__Work to be completed__. Copy the data exactly; pictures stay out of the copy.

####################

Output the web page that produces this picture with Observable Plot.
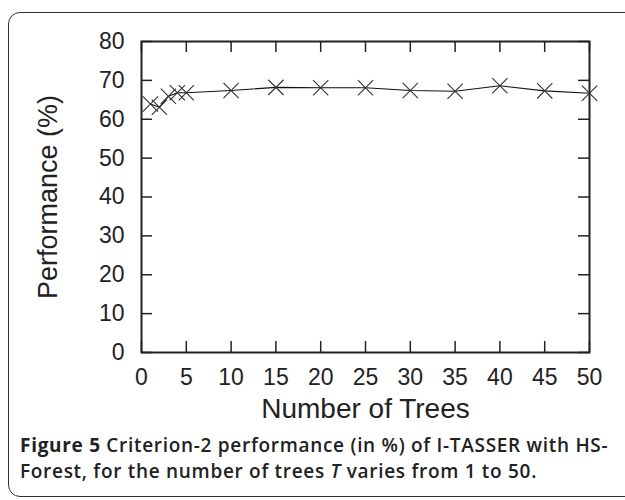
<!DOCTYPE html>
<html>
<head>
<meta charset="utf-8">
<script src="https://cdn.jsdelivr.net/npm/d3@7"></script>
<script src="https://cdn.jsdelivr.net/npm/@observablehq/plot@0.6"></script>
<style>
  html, body { margin: 0; padding: 0; background: #fff; }
  #wrap { position: relative; width: 625px; height: 500px; overflow: hidden; }
  #frame { position: absolute; left: 8px; top: 12px; width: 660px; height: 485px;
           border: 1.5px solid #333; border-radius: 12px; box-sizing: border-box; }
  #chart { position: absolute; left: 0; top: 0; }
  .cap { position: absolute; left: 20px; white-space: nowrap;
         font-family: "Open Sans", sans-serif; font-size: 19px; line-height: 26px;
         color: #222; font-weight: 600; letter-spacing: 0.7px; }
  .cap b { font-weight: 700; }
</style>
</head>
<body>
<div id="wrap">
  <div id="frame"></div>
  <div id="chart"></div>
  <div class="cap" style="top:432px"><b>Figure 5</b> Criterion-2 performance (in %) of I-TASSER with HS-</div>
  <div class="cap" style="top:458px">Forest, for the number of trees <i>T</i> varies from 1 to 50.</div>
</div>
<script>
const trees = [1, 2, 3, 4, 5, 10, 15, 20, 25, 30, 35, 40, 45, 50];
const performance = [63.9, 63.1, 65.9, 66.8, 66.8, 67.4, 68.2, 68.1, 68.1, 67.4, 67.2, 68.6, 67.3, 66.7];
const xTicks = [0, 5, 10, 15, 20, 25, 30, 35, 40, 45, 50];
const yTicks = [0, 10, 20, 30, 40, 50, 60, 70, 80];
const xLabel = "Number of Trees";
const yLabel = "Performance (%)";

const data = trees.map((t, i) => ({trees: t, perf: performance[i]}));

const W = 625, H = 432;
const mL = 141, mR = 36, mT = 41, mB = 80;
const fw = W - mL - mR, fh = H - mT - mB;
const tl = 11;
const font = "'Liberation Sans', Arial, sans-serif";
const ink = "#222";

const plot = Plot.plot({
  width: W, height: H,
  marginLeft: mL, marginRight: mR, marginTop: mT, marginBottom: mB,
  style: {fontFamily: font, color: ink, background: "transparent", overflow: "visible"},
  x: {domain: [0, 50], ticks: xTicks},
  y: {domain: [0, 80], ticks: yTicks},
  marks: [
    Plot.frame({stroke: ink, strokeWidth: 2}),
    // inward tick marks
    Plot.tickX(xTicks, {x: d => d, stroke: ink, strokeWidth: 1.5, insetTop: fh - tl}),
    Plot.tickX(xTicks, {x: d => d, stroke: ink, strokeWidth: 1.5, insetBottom: fh - tl}),
    Plot.tickY(yTicks, {y: d => d, stroke: ink, strokeWidth: 1.5, insetRight: fw - tl}),
    Plot.tickY(yTicks, {y: d => d, stroke: ink, strokeWidth: 1.5, insetLeft: fw - tl}),
    Plot.axisX(xTicks, {anchor: "bottom", tickSize: 0, tickPadding: 16, fontSize: 23, label: null, fill: ink}),
    Plot.axisY(yTicks, {anchor: "left", tickSize: 0, tickPadding: 17, fontSize: 23, label: null, fill: ink}),
    Plot.text([xLabel], {frameAnchor: "bottom", textAnchor: "middle", dy: 65, fontSize: 28, fill: ink, text: d => d}),
    Plot.text([yLabel], {frameAnchor: "left", textAnchor: "middle", dx: -93, rotate: -90, fontSize: 27, fill: ink, text: d => d}),
    Plot.line(data, {x: "trees", y: "perf", stroke: "#111", strokeWidth: 1.1}),
    Plot.dot(data, {x: "trees", y: "perf", symbol: "times", r: 7, stroke: "#333", strokeWidth: 1.1})
  ]
});
document.getElementById("chart").appendChild(plot);
</script>
</body>
</html>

####################

__The answer__.
Output the web page that produces this picture with Observable Plot.
<!DOCTYPE html>
<html>
<head>
<meta charset="utf-8">
<script src="https://cdn.jsdelivr.net/npm/d3@7"></script>
<script src="https://cdn.jsdelivr.net/npm/@observablehq/plot@0.6"></script>
<style>
  html, body { margin: 0; padding: 0; background: #fff; }
  #wrap { position: relative; width: 625px; height: 500px; overflow: hidden; }
  #frame { position: absolute; left: 8px; top: 12px; width: 660px; height: 485px;
           border: 1.5px solid #333; border-radius: 12px; box-sizing: border-box; }
  #chart { position: absolute; left: 0; top: 0; }
  .cap { position: absolute; left: 20px; white-space: nowrap;
         font-family: "Open Sans", sans-serif; font-size: 19px; line-height: 26px;
         color: #222; font-weight: 600; letter-spacing: 0.7px; }
  .cap b { font-weight: 700; }
</style>
</head>
<body>
<div id="wrap">
  <div id="frame"></div>
  <div id="chart"></div>
  <div class="cap" style="top:432px"><b>Figure 5</b> Criterion-2 performance (in %) of I-TASSER with HS-</div>
  <div class="cap" style="top:458px">Forest, for the number of trees <i>T</i> varies from 1 to 50.</div>
</div>
<script>
const trees = [1, 2, 3, 4, 5, 10, 15, 20, 25, 30, 35, 40, 45, 50];
const performance = [63.9, 63.1, 65.9, 66.8, 66.8, 67.4, 68.2, 68.1, 68.1, 67.4, 67.2, 68.6, 67.3, 66.7];
const xTicks = [0, 5, 10, 15, 20, 25, 30, 35, 40, 45, 50];
const yTicks = [0, 10, 20, 30, 40, 50, 60, 70, 80];
const xLabel = "Number of Trees";
const yLabel = "Performance (%)";

const data = trees.map((t, i) => ({trees: t, perf: performance[i]}));

const W = 625, H = 432;
const mL = 141, mR = 36, mT = 41, mB = 80;
const fw = W - mL - mR, fh = H - mT - mB;
const tl = 11;
const font = "'Liberation Sans', Arial, sans-serif";
const ink = "#222";

const plot = Plot.plot({
  width: W, height: H,
  marginLeft: mL, marginRight: mR, marginTop: mT, marginBottom: mB,
  style: {fontFamily: font, color: ink, background: "transparent", overflow: "visible"},
  x: {domain: [0, 50], ticks: xTicks},
  y: {domain: [0, 80], ticks: yTicks},
  marks: [
    Plot.frame({stroke: ink, strokeWidth: 2}),
    // inward tick marks
    Plot.tickX(xTicks, {x: d => d, stroke: ink, strokeWidth: 1.5, insetTop: fh - tl}),
    Plot.tickX(xTicks, {x: d => d, stroke: ink, strokeWidth: 1.5, insetBottom: fh - tl}),
    Plot.tickY(yTicks, {y: d => d, stroke: ink, strokeWidth: 1.5, insetRight: fw - tl}),
    Plot.tickY(yTicks, {y: d => d, stroke: ink, strokeWidth: 1.5, insetLeft: fw - tl}),
    Plot.axisX(xTicks, {anchor: "bottom", tickSize: 0, tickPadding: 16, fontSize: 23, label: null, fill: ink}),
    Plot.axisY(yTicks, {anchor: "left", tickSize: 0, tickPadding: 17, fontSize: 23, label: null, fill: ink}),
    Plot.text([xLabel], {frameAnchor: "bottom", textAnchor: "middle", dy: 65, fontSize: 28, fill: ink, text: d => d}),
    Plot.text([yLabel], {frameAnchor: "left", textAnchor: "middle", dx: -93, rotate: -90, fontSize: 27, fill: ink, text: d => d}),
    Plot.line(data, {x: "trees", y: "perf", stroke: "#111", strokeWidth: 1.1}),
    Plot.dot(data, {x: "trees", y: "perf", symbol: "times", r: 7, stroke: "#333", strokeWidth: 1.1})
  ]
});
document.getElementById("chart").appendChild(plot);
</script>
</body>
</html>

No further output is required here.